I get involved partly to try and point out to people that there is a great
deal on these topics which has aready been covered, and that the problems
of claims are also not new. Partly because I am open to the idea that every
now and then someone will come up with a genuinely 'new' idea or discovery.
Alas, this openness seems not to pan out in general... it does mean I
get bored at times at seeing the same old claims with the same lack of
a reliable basis or understanding by the claimant of the problems.
None of the above means 'all amps sound the same'. Nor that 'they all
sound different'. But it does means that claims which are not based
on taking the above into account are generally worthless. I can take
an interest in discussing them here as I do so for the reasons I give.
But most professionals in, say, the AES or IEEE would regard discussions
on this topic as a waste of breath, and expose you to abuse from people
who can't bear the idea that what they claim may simply be wrong. Look
back a few decades and you can find out why...

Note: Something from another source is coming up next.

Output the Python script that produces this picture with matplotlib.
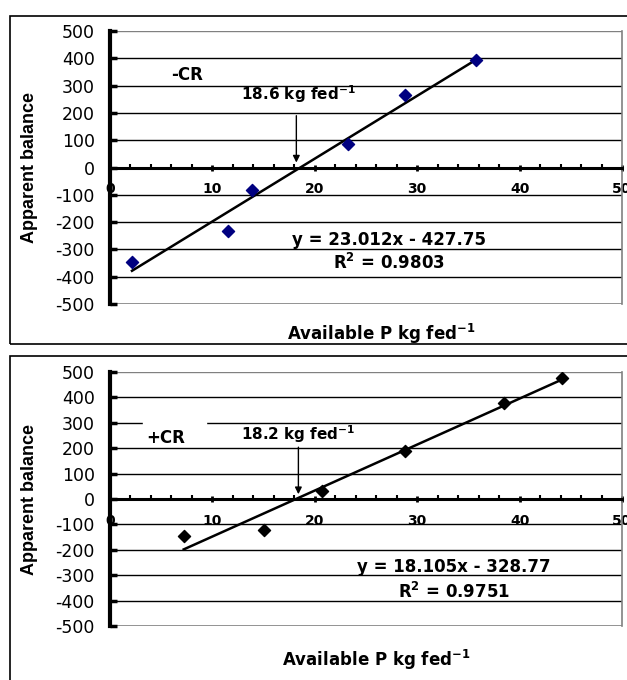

Again, Serge guided me on this. This issue has been mentioned many
times. 'Most' means virtually all modern SS amps that meet certain
criteria (1).
On such a basis the evidence supports what Serge has been saying. If
you wish to contend with that you will need relevant assessable
evidence for people to take you seriously. Given the history of this
topic people will regard claims of what you are "pretty sure" of as no
more than an unsupported belief of the kind which has in the past
repeatedly been shown to have no foundation.
Again, we've trawled through all of this. It *is* supported, albeit not
with the scientific test *you* require.
Afraid not. 'Support' does not mean that 'many people have the same
opinion'. Afraid you are still thinking in 'social science' terms, not
those of science and engineering. Nor does 'support' mean a result
which may be for many other well-established reasons which were ignored
by the claimant. Distinction between an observation and claiming the
*reason* for it. Someone may hear a 'difference' when they changed one
amp for another - but that does not support the amps being the *reason*
*unless* the other factors which can cause a change are dealt with.
Your approach would mean all views are 'supported' which makes 'support'
worthless since the 'supported' views conflict. Thus the need for boringly
tedious things like an appropriate test method to deal with the various
types of factors which otherwise cause misleading results, and to produce
assessable evidence rather than bald statements of 'faith'. What matters is
support by reliable, assessable, *evidence*. (This means both the test
method and the results.)
I am not talking about one single form of 'scientific test'. I am talking
about the approach being relevant and able to be shown to be capable of
producing reliable results rather than simple, well known, errors. I am
also talking about people knowing about, and understanding, the many
tests and sets of evidence which already exist and have largely settled
these matters for most professional engineers and academic scientists.
The point is that there are many well-known pitfalls and factors which can
produce 'differences' which have nothing to do with changing one amp for
another. Unless a comparison deals with these a claim that a change was due
to one *amp* 'sounding different' to another is worthless. It also is a
waste of time given that the pitfalls, and ways to deal with them, are well
known to those who have studied the topic seriously. Given this it is
perhaps understandable when some become irritable at seeing repeated claims
based on ignorance or dismissal of these factors. It is also why I've come
to expect evidence rather that assertions of faith or confidence.